Et le marché de la défense aux Etats-Unis étant ce qu'il est, les doctrines qui s'y développent font la part belle aux orientations prises par les fournisseurs d'outre-atlantique, au travers des programmes faramineux en cours...mais somme toute, qui peuvent profiter à un grand nombre de defense contractors, puisque le mot d'ordre global est tout de même "vive les dépenses militaires et les giga-projets de mise en réseau de toutes les forces".

Il ne faut pas oublier que les gros fournisseurs américains (Boeing, Northrop Grumman, Raytheon...) ont participé à la création en 2004 du Network Centric Operations Industry Consortium (NCOIC). Il s'agit d'un syndicat interprofessionnel international des entreprises travaillant dans le domaine du NCW, dont l'objectif est l'entraide et la promotion de standards, notamment auprès de l'OTAN ou de l'UE. Il réunit aujourd'hui une centaine de membres, répartis en trois rangs, principalement des acteurs de la défense mais aussi des télécoms. Thales et EADS appartiennent au rang 1, mais la forte prépondérance des entreprises américaines (sans surprise, au regard du secteur concerné) crée un déséquilibre dans les positions soutenues.
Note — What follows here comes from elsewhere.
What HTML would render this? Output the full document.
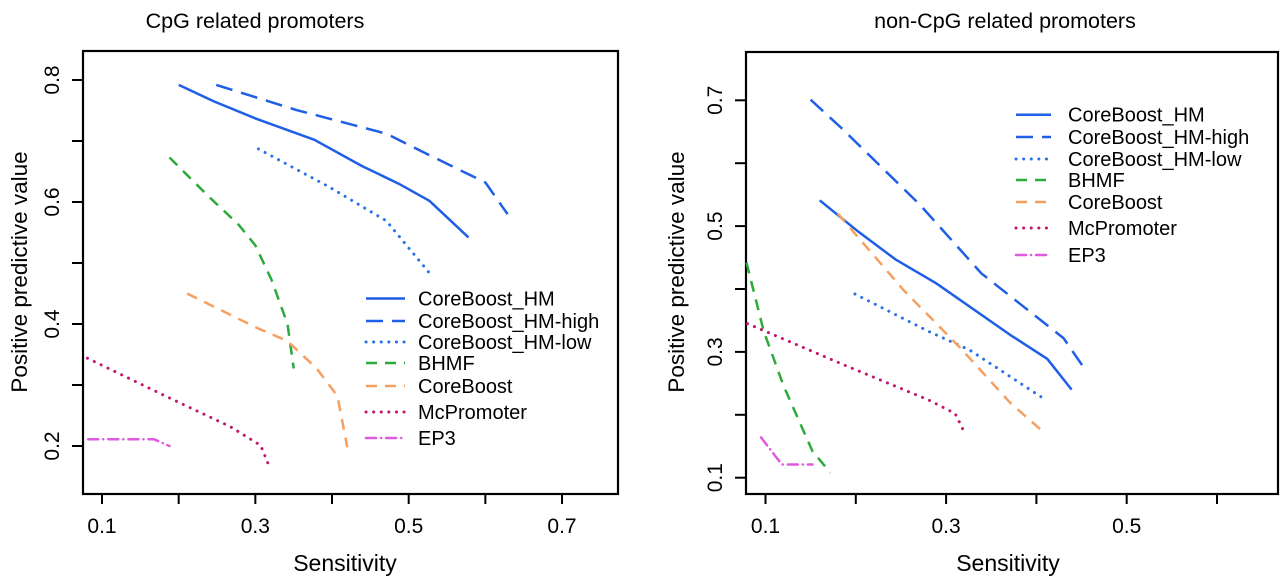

Peut-on attendre une révolution obamienne ? Peut-être également que le rééquilibrage en faveur de l'Europe au sein de l'OTAN va jouer en faveur d'une tempérance , puisqu'on sait que de ce côté-ci de l'Atlantique, on est resté jusqu'ici plus prudent sur l'aspect guerre en réseau (ne serait-ce que dans le nom : Network Centric Warfare aux USA contre Opérations Réseau Centrées en France ou Effect Based Approach au UK).

Un des dangers qui guette est, malgré la profusion de standards, que finalement, au vu des différences de moyens et de capacité R&D, l'armée américaine ne soit plus interopérable qu'avec elle-même. La recherche par les européens de la transformation réseau-centrée et de l'interopérabilité à tout prix avec le géant US peut alors être un pur gaspillage, au détriment d'une construction plus modeste et limitée, mais décidément plus "UE-centrée".